» **TASK TO COMPLETE**
In the records below, find each line with the word "this" and copy it.

** Start of RECORDED DATA **

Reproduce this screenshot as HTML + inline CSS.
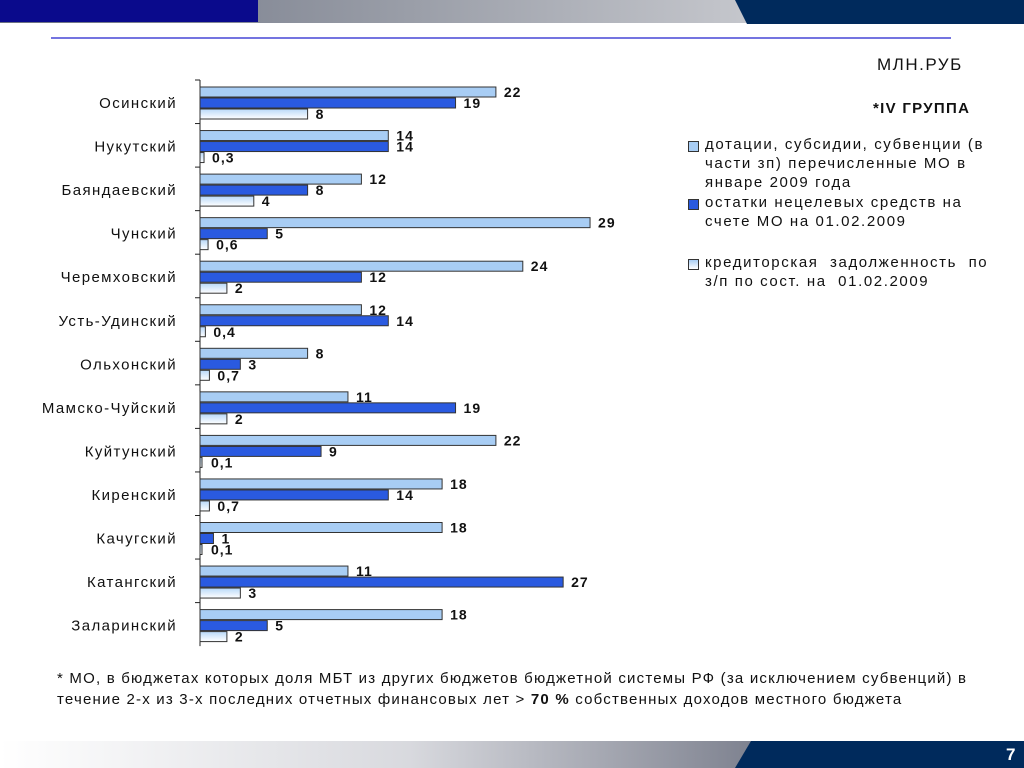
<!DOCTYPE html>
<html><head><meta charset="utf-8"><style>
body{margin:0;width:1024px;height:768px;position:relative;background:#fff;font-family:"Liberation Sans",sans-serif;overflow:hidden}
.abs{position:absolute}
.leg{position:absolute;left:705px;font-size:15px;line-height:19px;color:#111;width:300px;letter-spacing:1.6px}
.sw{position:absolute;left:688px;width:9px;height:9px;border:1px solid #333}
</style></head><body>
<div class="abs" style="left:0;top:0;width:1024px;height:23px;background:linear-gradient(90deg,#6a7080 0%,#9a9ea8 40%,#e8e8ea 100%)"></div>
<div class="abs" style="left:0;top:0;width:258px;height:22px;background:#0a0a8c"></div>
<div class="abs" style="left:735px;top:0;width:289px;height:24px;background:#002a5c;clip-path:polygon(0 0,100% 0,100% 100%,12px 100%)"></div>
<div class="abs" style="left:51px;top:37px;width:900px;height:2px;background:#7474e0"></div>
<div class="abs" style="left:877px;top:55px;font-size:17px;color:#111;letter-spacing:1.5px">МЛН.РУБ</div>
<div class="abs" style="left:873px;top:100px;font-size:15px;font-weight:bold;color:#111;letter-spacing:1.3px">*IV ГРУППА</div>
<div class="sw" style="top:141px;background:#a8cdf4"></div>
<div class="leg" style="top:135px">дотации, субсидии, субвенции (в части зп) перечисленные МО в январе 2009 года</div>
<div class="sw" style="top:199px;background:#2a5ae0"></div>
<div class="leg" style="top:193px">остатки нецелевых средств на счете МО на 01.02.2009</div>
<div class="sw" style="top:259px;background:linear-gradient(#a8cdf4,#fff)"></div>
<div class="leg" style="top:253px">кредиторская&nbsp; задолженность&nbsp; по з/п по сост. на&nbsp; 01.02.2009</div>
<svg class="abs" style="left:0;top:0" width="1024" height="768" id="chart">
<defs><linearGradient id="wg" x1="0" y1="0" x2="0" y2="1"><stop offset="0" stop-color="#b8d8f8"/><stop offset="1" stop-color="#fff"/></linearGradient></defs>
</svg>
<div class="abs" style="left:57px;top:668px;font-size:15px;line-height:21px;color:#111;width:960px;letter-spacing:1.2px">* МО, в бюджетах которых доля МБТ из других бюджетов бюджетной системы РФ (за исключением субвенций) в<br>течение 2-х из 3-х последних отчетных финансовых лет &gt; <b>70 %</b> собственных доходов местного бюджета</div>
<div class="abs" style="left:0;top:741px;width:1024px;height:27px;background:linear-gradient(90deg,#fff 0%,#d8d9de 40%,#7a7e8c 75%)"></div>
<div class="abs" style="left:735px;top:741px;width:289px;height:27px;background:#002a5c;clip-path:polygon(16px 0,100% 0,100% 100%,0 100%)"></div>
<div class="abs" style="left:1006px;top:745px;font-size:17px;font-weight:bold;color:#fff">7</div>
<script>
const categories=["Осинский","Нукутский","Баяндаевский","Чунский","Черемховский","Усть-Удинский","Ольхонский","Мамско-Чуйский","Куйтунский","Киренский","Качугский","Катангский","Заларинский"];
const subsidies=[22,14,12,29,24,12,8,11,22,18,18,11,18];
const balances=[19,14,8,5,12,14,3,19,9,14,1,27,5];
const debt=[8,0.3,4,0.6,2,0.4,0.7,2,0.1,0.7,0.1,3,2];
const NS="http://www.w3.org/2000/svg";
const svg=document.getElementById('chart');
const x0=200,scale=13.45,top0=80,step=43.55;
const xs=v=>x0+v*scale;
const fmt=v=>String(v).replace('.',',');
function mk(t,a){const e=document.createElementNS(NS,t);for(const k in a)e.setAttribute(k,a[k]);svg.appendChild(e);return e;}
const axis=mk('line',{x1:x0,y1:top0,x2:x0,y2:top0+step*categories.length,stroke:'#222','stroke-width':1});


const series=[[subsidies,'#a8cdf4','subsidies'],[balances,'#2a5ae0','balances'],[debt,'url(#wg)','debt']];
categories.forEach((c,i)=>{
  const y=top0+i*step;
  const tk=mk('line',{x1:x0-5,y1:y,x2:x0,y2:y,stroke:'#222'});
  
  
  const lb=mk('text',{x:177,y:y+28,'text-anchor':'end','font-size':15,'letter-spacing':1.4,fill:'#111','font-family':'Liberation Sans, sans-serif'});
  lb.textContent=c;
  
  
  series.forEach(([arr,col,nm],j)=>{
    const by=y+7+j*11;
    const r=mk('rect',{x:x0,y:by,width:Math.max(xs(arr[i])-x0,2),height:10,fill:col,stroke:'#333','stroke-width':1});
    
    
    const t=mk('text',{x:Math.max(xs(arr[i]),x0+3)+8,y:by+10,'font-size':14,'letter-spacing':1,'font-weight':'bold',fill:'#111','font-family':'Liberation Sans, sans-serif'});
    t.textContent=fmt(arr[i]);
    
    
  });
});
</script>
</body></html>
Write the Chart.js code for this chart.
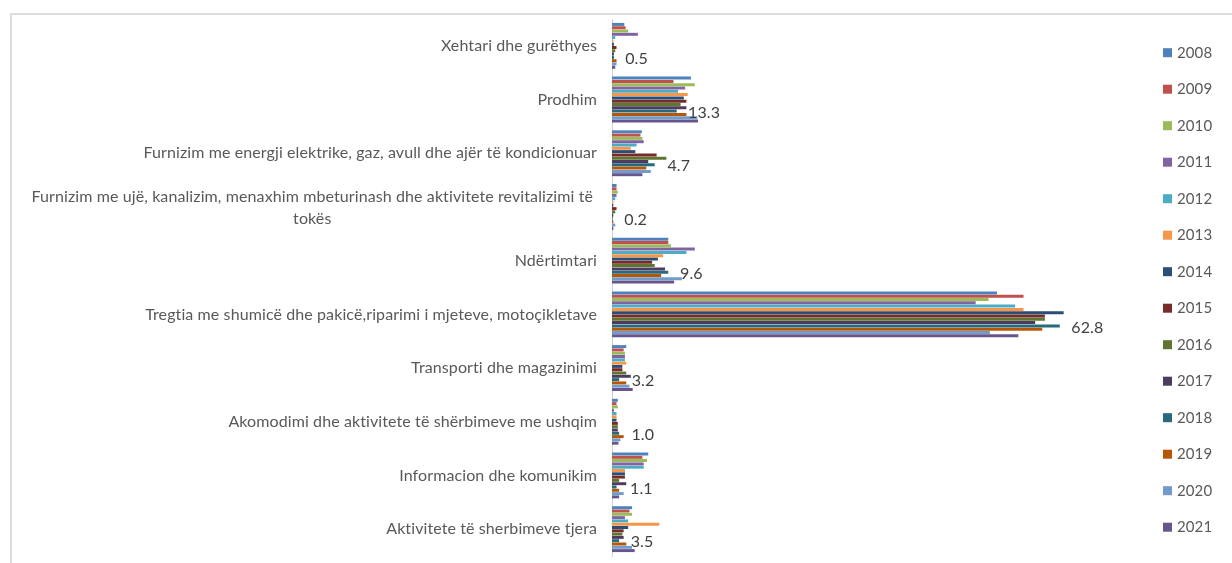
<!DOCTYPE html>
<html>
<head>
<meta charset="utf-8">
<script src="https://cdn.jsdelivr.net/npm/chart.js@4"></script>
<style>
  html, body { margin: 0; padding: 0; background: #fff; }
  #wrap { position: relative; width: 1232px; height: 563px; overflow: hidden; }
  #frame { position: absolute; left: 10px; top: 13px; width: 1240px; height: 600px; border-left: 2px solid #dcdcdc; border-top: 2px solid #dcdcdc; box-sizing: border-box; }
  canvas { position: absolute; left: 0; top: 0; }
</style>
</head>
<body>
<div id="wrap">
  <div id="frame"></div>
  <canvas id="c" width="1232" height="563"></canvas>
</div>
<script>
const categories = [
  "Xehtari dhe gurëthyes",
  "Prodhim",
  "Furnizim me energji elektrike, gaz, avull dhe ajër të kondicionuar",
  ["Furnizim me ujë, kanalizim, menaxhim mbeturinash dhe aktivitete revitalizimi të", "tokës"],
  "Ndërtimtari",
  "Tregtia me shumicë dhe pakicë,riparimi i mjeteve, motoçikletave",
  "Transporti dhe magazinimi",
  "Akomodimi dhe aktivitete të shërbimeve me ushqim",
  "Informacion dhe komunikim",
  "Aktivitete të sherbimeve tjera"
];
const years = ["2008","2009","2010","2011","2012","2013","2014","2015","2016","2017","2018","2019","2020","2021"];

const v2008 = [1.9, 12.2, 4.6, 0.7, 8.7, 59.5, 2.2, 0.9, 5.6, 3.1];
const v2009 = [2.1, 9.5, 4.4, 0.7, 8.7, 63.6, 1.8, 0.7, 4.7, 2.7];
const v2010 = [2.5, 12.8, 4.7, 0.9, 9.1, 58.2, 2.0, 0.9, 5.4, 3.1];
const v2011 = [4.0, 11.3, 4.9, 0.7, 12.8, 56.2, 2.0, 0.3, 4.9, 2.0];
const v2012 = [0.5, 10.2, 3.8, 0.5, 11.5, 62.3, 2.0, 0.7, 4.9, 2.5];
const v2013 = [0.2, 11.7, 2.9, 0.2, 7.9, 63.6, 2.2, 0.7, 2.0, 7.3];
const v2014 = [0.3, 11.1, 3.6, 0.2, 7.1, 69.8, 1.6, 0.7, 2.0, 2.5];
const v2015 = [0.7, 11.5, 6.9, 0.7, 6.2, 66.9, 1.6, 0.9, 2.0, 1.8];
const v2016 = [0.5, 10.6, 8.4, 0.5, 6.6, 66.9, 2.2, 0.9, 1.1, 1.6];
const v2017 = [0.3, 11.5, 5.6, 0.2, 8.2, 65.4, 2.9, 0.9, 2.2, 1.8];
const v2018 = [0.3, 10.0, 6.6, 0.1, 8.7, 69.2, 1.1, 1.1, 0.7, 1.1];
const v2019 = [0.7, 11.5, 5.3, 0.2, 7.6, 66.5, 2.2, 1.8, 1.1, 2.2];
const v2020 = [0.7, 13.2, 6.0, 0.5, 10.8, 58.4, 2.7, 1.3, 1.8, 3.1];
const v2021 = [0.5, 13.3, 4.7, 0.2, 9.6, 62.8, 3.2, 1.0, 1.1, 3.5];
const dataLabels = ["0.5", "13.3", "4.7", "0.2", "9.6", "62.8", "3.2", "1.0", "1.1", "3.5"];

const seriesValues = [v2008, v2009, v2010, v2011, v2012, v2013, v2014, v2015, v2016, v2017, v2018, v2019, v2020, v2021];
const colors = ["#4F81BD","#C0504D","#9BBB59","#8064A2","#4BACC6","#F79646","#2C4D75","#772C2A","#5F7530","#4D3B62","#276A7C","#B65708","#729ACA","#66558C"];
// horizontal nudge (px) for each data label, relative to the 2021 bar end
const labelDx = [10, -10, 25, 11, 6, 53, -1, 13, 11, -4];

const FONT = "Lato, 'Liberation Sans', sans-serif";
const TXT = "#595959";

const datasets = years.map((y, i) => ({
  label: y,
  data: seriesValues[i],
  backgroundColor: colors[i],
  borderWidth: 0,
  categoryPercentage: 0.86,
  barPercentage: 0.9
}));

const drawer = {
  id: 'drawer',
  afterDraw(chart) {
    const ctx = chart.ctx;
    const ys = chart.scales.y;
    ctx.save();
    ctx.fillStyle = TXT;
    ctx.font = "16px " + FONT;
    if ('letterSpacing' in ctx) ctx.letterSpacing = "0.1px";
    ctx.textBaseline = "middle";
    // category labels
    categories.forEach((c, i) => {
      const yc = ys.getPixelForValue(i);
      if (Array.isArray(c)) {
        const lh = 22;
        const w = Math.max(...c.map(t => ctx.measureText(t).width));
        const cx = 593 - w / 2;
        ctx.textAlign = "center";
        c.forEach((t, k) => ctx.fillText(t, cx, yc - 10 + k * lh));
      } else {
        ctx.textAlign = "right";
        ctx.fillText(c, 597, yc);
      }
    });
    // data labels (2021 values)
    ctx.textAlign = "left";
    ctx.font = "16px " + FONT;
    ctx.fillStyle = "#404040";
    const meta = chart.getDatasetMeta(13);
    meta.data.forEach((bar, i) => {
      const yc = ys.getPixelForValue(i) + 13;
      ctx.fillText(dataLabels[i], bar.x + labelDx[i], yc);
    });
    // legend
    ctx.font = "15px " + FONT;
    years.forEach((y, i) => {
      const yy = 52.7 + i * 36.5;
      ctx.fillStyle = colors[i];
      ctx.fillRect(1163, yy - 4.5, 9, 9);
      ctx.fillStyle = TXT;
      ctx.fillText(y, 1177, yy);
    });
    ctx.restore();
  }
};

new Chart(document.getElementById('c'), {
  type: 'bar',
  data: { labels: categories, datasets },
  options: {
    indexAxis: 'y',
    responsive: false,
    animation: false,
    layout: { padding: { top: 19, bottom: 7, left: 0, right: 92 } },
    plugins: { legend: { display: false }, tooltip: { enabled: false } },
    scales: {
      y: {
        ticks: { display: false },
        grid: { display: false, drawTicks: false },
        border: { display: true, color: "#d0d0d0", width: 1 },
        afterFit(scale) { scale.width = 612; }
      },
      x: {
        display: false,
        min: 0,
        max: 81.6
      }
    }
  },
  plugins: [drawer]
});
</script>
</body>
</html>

** End of RECORDED DATA **

» **FINAL ANSWER**
Reproduce this screenshot as HTML + inline CSS.
Write the Chart.js code for this chart.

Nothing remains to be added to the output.